Yo, junto a otras colegas de la radio, nos enteramos de que él se había colocado hacia uno de los costados, y decidimos abordarlo. Ellas tenían consigo una foto de Fidel joven y le preguntaron sobre el amor, y qué se sentía al estar enamorado. Muy contento les habló de alguna que otra de sus conquistas amorosas de aquella época. En cuanto a mi, estaba muda, petrificada de contenta, de tenerlo cerquita después de una larga espera. Me acerqué, le rodeé su cintura con mi brazo, el que fue retirado por uno de sus escoltas, diciéndome: No hagas más eso. Sabía que no era protocolarmente correcto, pero caramba, era el Fidel del pueblo. Era mi Fidel.
Mi mente sufrió un apagón informativo que luego pagaría caro en la redacción del periódico, sin embargo en ese momento no pude ser periodista, solo un ser humano más. Y le dije que lo conocía (vana pretensión) de la infancia, de Vietnam. Entonces me identifiqué. Con un ahhh! grande me sonrió. Me preguntó qué edad yo tenía en esa etapa. Nerviosa como estaba empiezo a decir que si fue en 1973, que si esto, y lo otro. Fidel me mira y me para en seco: “Ya me dijiste que eres periodista, no des tantos rodeos. Dime concretamente qué edad tenías”.
Le contesto que tenía 10 años, que lo había vuelto a ver con 15 años. Fidel se río y me dice: “Así que has cambiado mucho. Espero que para bien. Suerte en la profesión”. Me pasó la mano por el pelo, igualito que décadas atrás, y se volteó para otras personas que también lo reclamaban.

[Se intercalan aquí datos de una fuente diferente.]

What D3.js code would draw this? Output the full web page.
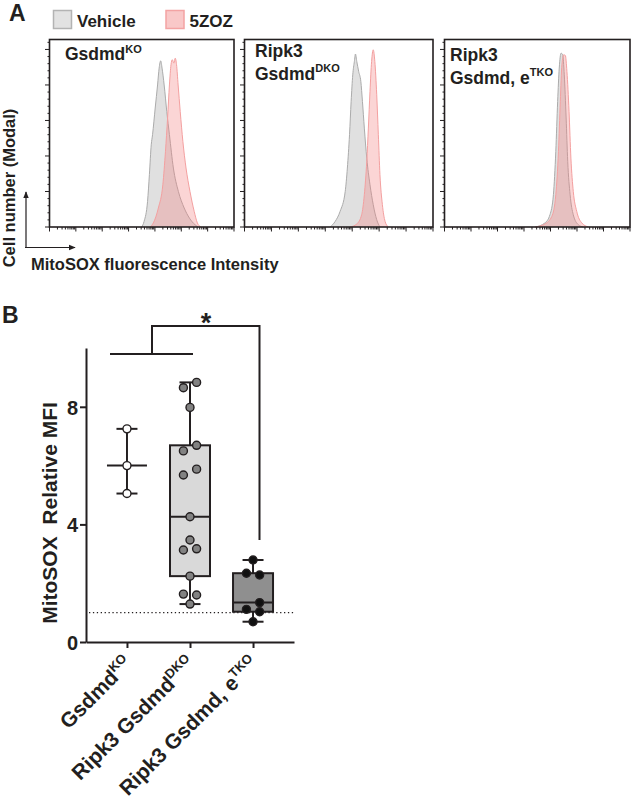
<!DOCTYPE html>
<html><head><meta charset="utf-8">
<script src="https://cdn.jsdelivr.net/npm/d3@7"></script>
<style>
body{margin:0;background:#fff}
text{font-family:"Liberation Sans",Arial,Helvetica,sans-serif;font-weight:bold;fill:#231f20}
</style>
</head><body>
<svg id="chart" width="632" height="807"></svg>
<script>
// ---------------- DATA ----------------
// Panel A: histogram curves, [log10 MitoSOX intensity, % of max (modal)]
const panelTitles = [["", "Gsdmd", "KO"], ["Ripk3", "Gsdmd", "DKO"], ["Ripk3", "Gsdmd, e", "TKO"]];
const legendLabels = ["Vehicle", "5ZOZ"];

const vehicleKO = [[3.50,0],[3.59,3.2],[3.72,14.4],[3.79,29.5],[3.86,46.3],[3.91,52],[4.01,67],[4.10,80],[4.16,89.5],[4.22,93.6],[4.27,89.5],[4.35,80],[4.45,65],[4.55,52],[4.70,33.2],[4.89,20],[5.11,10.7],[5.31,5],[5.52,1.3],[5.65,0]];
const zozKO = [[3.82,0],[3.94,2.3],[4.13,10.7],[4.30,23.8],[4.40,42.6],[4.48,61.4],[4.55,80],[4.61,91.4],[4.66,94.2],[4.72,92.3],[4.77,95.1],[4.82,91.4],[4.88,80],[4.96,65],[5.06,48.2],[5.18,33.2],[5.33,20],[5.49,8.8],[5.61,2.3],[5.74,0]];

const vehicleDKO = [[3.18,0],[3.37,3.2],[3.55,8.8],[3.74,20],[3.82,33.2],[3.90,52],[3.96,70.7],[4.02,85.7],[4.08,93.2],[4.12,97.4],[4.17,93.2],[4.24,87.6],[4.32,82],[4.38,70.7],[4.45,55.7],[4.54,38.8],[4.66,23.8],[4.78,12.6],[4.91,4.1],[5.03,0]];
const zozDKO = [[3.92,0],[4.17,1.7],[4.35,6.9],[4.45,18.2],[4.54,37],[4.60,55.7],[4.66,76.4],[4.72,93.2],[4.78,99.8],[4.84,93.2],[4.91,74.5],[4.97,52],[5.03,29.5],[5.12,12.6],[5.22,3.2],[5.34,0]];

const vehicleTKO = [[3.42,0],[3.79,2.3],[3.98,6.9],[4.11,18.2],[4.20,42.6],[4.27,70.7],[4.33,89.5],[4.40,97.9],[4.46,97],[4.52,85.7],[4.59,61.4],[4.65,37],[4.74,18.2],[4.86,6.9],[5.05,1.3],[5.24,0]];
const zozTKO = [[3.42,0],[3.79,1.7],[4.05,6],[4.20,18.2],[4.30,42.6],[4.37,70.7],[4.43,91.4],[4.50,97],[4.56,96.6],[4.62,87.6],[4.70,65],[4.77,38.8],[4.86,20],[4.99,8.8],[5.18,2.3],[5.43,0]];

const vehicleSeries = [vehicleKO, vehicleDKO, vehicleTKO];
const zozSeries = [zozKO, zozDKO, zozTKO];

// Panel B: MitoSOX relative MFI
const groups = ["Gsdmd", "Ripk3 Gsdmd", "Ripk3 Gsdmd, e"];
const groupSups = ["KO", "DKO", "TKO"];
const valsKO = [7.25, 6.0, 5.05];
const colsKO = [0, 0, 0];
const valsDKO = [8.83, 8.65, 7.98, 6.69, 6.5, 5.88, 5.68, 4.26, 3.47, 3.17, 3.13, 2.24, 1.63, 1.6, 1.29];
const colsDKO = [1, -1, 0, 1, -1, 1, -1, 0, 0, 1, -1, 0, -1, 1, 0];
const valsTKO = [2.79, 2.34, 2.28, 1.34, 1.11, 1.03, 0.69];
const colsTKO = [0, -1, 1, 1, -1, 1, 0];
const yTicksB = [0, 4, 8];
const baselineValue = 1;

// ---------------- DRAW ----------------
const svg = d3.select("#chart");
svg.append("rect").attr("width",632).attr("height",807).attr("fill","#fff");
const ink = "#231f20";

function supText(g, x, y, main, sup, size, supSize) {
  const t = g.append("text").attr("x", x).attr("y", y).style("font-size", size + "px");
  t.append("tspan").text(main);
  if (sup) t.append("tspan").attr("dy", -size * 0.42).style("font-size", supSize + "px").text(sup);
  return t;
}

// ---- Panel A ----
svg.append("text").attr("x", 9).attr("y", 20.5).style("font-size", "23px").text("A");
// legend
const legFill = ["#e2e2e2", "#f9c8c8"], legStroke = ["#b3b3b3", "#f3a3a3"];
const legX = [53.5, 166];
legendLabels.forEach((l, i) => {
  svg.append("rect").attr("x", legX[i]).attr("y", 10.5).attr("width", 18).attr("height", 18)
    .attr("fill", legFill[i]).attr("stroke", legStroke[i]).attr("stroke-width", 1.5);
  svg.append("text").attr("x", legX[i] + 23.5).attr("y", 26.5).style("font-size", "17px").text(l);
});

const panelRanges = [[49.5, 234], [244.5, 433], [444.5, 630]];
const topA = 39.5, botA = 227;
const yA = d3.scaleLinear().domain([0, 105.6]).range([botA, topA]);

panelRanges.forEach((r, i) => {
  const g = svg.append("g");
  const xA = d3.scaleLog().domain([1, 1e7]).range(r);
  const area = d3.area().curve(d3.curveMonotoneX)
    .x(d => xA(Math.pow(10, d[0]))).y0(yA(0)).y1(d => yA(d[1]));
  const line = d3.line().curve(d3.curveMonotoneX)
    .x(d => xA(Math.pow(10, d[0]))).y(d => yA(d[1]));
  g.append("path").datum(vehicleSeries[i]).attr("d", area).attr("fill", "rgba(198,198,198,0.55)");
  g.append("path").datum(vehicleSeries[i]).attr("d", line).attr("fill", "none").attr("stroke", "#ababab").attr("stroke-width", 1);
  g.append("path").datum(zozSeries[i]).attr("d", area).attr("fill", "rgba(242,128,128,0.33)");
  g.append("path").datum(zozSeries[i]).attr("d", line).attr("fill", "none").attr("stroke", "#f4a0a0").attr("stroke-width", 1);

  // x ticks (log)
  const xt = xA.ticks();
  g.selectAll(".xt").data(xt).join("line")
    .attr("x1", d => xA(d)).attr("x2", d => xA(d))
    .attr("y1", botA).attr("y2", d => botA + (Math.abs(Math.log10(d) % 1) < 1e-9 ? 4.5 : 2.5))
    .attr("stroke", ink).attr("stroke-width", 1);
  // y ticks
  const ytMaj = d3.range(0, 101, 20), ytMin = d3.range(0, 105, 4);
  g.selectAll(".ym").data(ytMin).join("line")
    .attr("x1", r[0]).attr("x2", d => r[0] - (ytMaj.includes(d) ? 4.5 : 2))
    .attr("y1", d => yA(d)).attr("y2", d => yA(d)).attr("stroke", ink).attr("stroke-width", 1);
  // frame
  g.append("rect").attr("x", r[0]).attr("y", topA).attr("width", r[1] - r[0]).attr("height", botA - topA)
    .attr("fill", "none").attr("stroke", ink).attr("stroke-width", 1.6);
});

// titles
supText(svg, 65, 60, panelTitles[0][1], panelTitles[0][2], 17.5, 11);
svg.append("text").attr("x", 255).attr("y", 57).style("font-size", "17.5px").text(panelTitles[1][0]);
supText(svg, 255, 79.5, panelTitles[1][1], panelTitles[1][2], 17.5, 11);
svg.append("text").attr("x", 450).attr("y", 61).style("font-size", "17.5px").text(panelTitles[2][0]);
supText(svg, 450, 83.5, panelTitles[2][1], panelTitles[2][2], 17.5, 11);

// axis arrows
svg.append("defs").append("marker").attr("id", "arr").attr("viewBox", "0 0 10 10").attr("refX", 9).attr("refY", 5)
  .attr("markerWidth", 6).attr("markerHeight", 6).attr("orient", "auto")
  .append("path").attr("d", "M0,1 L10,5 L0,9 Z").attr("fill", ink);
svg.append("line").attr("x1", 26).attr("y1", 248).attr("x2", 26).attr("y2", 192)
  .attr("stroke", ink).attr("stroke-width", 1.2).attr("marker-end", "url(#arr)");
svg.append("line").attr("x1", 25).attr("y1", 247.5).attr("x2", 75).attr("y2", 247.5)
  .attr("stroke", ink).attr("stroke-width", 1.2).attr("marker-end", "url(#arr)");
svg.append("text").attr("x", 31).attr("y", 270).style("font-size", "16.5px").text("MitoSOX fluorescence Intensity");
svg.append("text").attr("transform", "translate(15,188) rotate(-90)").attr("text-anchor", "middle")
  .style("font-size", "16.5px").text("Cell number (Modal)");

// ---- Panel B ----
svg.append("text").attr("x", 2).attr("y", 322.5).style("font-size", "23px").text("B");
const yB = d3.scaleLinear().domain([0, 10]).range([642, 348]);
const xB = d3.scalePoint().domain(groups).range([86, 294]).padding(0.65);
const jit = 6.6;

const yAxis = svg.append("g").attr("transform", "translate(86,0)")
  .call(d3.axisLeft(yB).tickValues(yTicksB).tickSize(6).tickSizeOuter(0).tickFormat(d3.format("d")));
yAxis.select(".domain").attr("stroke", ink).attr("stroke-width", 2);
yAxis.selectAll(".tick line").attr("stroke", ink).attr("stroke-width", 2);
yAxis.selectAll(".tick text").attr("x", -8).attr("dy", "0.36em").style("font-size", "20px")
  .style("font-family", '"Liberation Sans",Arial,sans-serif').style("font-weight", "bold").attr("fill", ink);

const xAxis = svg.append("g").attr("transform", "translate(0,642)")
  .call(d3.axisBottom(xB).tickSize(6).tickSizeOuter(0).tickFormat(""));
xAxis.select(".domain").attr("stroke", ink).attr("stroke-width", 2);
xAxis.selectAll(".tick line").attr("stroke", ink).attr("stroke-width", 2);

// x labels
groups.forEach((gname, i) => {
  const t = svg.append("text").attr("text-anchor", "end")
    .attr("transform", `translate(${xB(gname) + 6.5},665) rotate(-45)`).style("font-size", "21px");
  t.append("tspan").text(gname);
  t.append("tspan").attr("dy", -8.5).style("font-size", "13px").text(groupSups[i]);
});

svg.append("text").attr("transform", "translate(56.5,513) rotate(-90)").attr("text-anchor", "middle")
  .style("font-size", "21px").attr("xml:space", "preserve").text("MitoSOX  Relative MFI");

// dotted baseline
svg.append("line").attr("x1", 89).attr("x2", 294).attr("y1", yB(baselineValue)).attr("y2", yB(baselineValue))
  .attr("stroke", ink).attr("stroke-width", 1.3).attr("stroke-dasharray", "1.3,2.6");

// quartiles ((n+1)p method)
function q(sorted, p) {
  const pos = (sorted.length + 1) * p - 1;
  const lo = Math.floor(pos), hi = Math.ceil(pos);
  return sorted[lo] + (sorted[hi] - sorted[lo]) * (pos - lo);
}
const lw = 2;
// group 1: range + median bar
{
  const cx = xB(groups[0]);
  const s = valsKO.slice().sort(d3.ascending);
  svg.append("line").attr("x1", cx).attr("x2", cx).attr("y1", yB(s[0])).attr("y2", yB(s[s.length - 1])).attr("stroke", ink).attr("stroke-width", lw);
  [s[0], s[s.length - 1]].forEach(v => svg.append("line").attr("x1", cx - 10.5).attr("x2", cx + 10.5).attr("y1", yB(v)).attr("y2", yB(v)).attr("stroke", ink).attr("stroke-width", lw));
  const m = d3.median(s);
  svg.append("line").attr("x1", cx - 20).attr("x2", cx + 20).attr("y1", yB(m)).attr("y2", yB(m)).attr("stroke", ink).attr("stroke-width", lw);
}
// box groups
function boxGroup(gname, vals, fill) {
  const cx = xB(gname);
  const s = vals.slice().sort(d3.ascending);
  const q1 = q(s, 0.25), q3 = q(s, 0.75), med = d3.median(s), mn = s[0], mx = s[s.length - 1];
  svg.append("line").attr("x1", cx).attr("x2", cx).attr("y1", yB(mn)).attr("y2", yB(mx)).attr("stroke", ink).attr("stroke-width", lw);
  [mn, mx].forEach(v => svg.append("line").attr("x1", cx - 10.5).attr("x2", cx + 10.5).attr("y1", yB(v)).attr("y2", yB(v)).attr("stroke", ink).attr("stroke-width", lw));
  svg.append("rect").attr("x", cx - 20).attr("width", 40).attr("y", yB(q3)).attr("height", yB(q1) - yB(q3))
    .attr("fill", fill).attr("stroke", ink).attr("stroke-width", lw);
  svg.append("line").attr("x1", cx - 20).attr("x2", cx + 20).attr("y1", yB(med)).attr("y2", yB(med)).attr("stroke", ink).attr("stroke-width", lw);
}
boxGroup(groups[1], valsDKO, "#d9d9d9");
boxGroup(groups[2], valsTKO, "#8f8f8f");

function dots(gname, vals, cols, fill) {
  const cx = xB(gname);
  svg.selectAll(null).data(vals.map((v, i) => [v, cols[i]])).join("circle")
    .attr("cx", d => cx + d[1] * jit).attr("cy", d => yB(d[0])).attr("r", 4)
    .attr("fill", fill).attr("stroke", ink).attr("stroke-width", 1.4);
}
dots(groups[0], valsKO, colsKO, "#ffffff");
dots(groups[1], valsDKO, colsDKO, "#828282");
dots(groups[2], valsTKO, colsTKO, "#111111");

// significance bracket
const br = d3.path();
br.moveTo(110, 354); br.lineTo(193, 354);
br.moveTo(152, 354); br.lineTo(152, 326); br.lineTo(259.5, 326); br.lineTo(259.5, 540);
svg.append("path").attr("d", br.toString()).attr("fill", "none").attr("stroke", ink).attr("stroke-width", 2);
svg.append("text").attr("x", 206).attr("y", 332).attr("text-anchor", "middle").style("font-size", "27px").text("*");
</script>
</body></html>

Quedé en las nubes, y aunque despreocupé mi trabajo como periodista al no preguntarle nada importante ni nacional ni internacional, aprendí otra lección de Fidel; la objetividad, la concreción de ideas. Y hasta el día de hoy creo haber llevado a la práctica esa postura de quien también fuera, a su modo y aire, un excelente editorialista y reportero.
Fidel ha muerto, pero seguirá vivo dentro de mí. Y yo, cual cofre, guardaré con orgullo sus tres regalos y sus tres lecciones.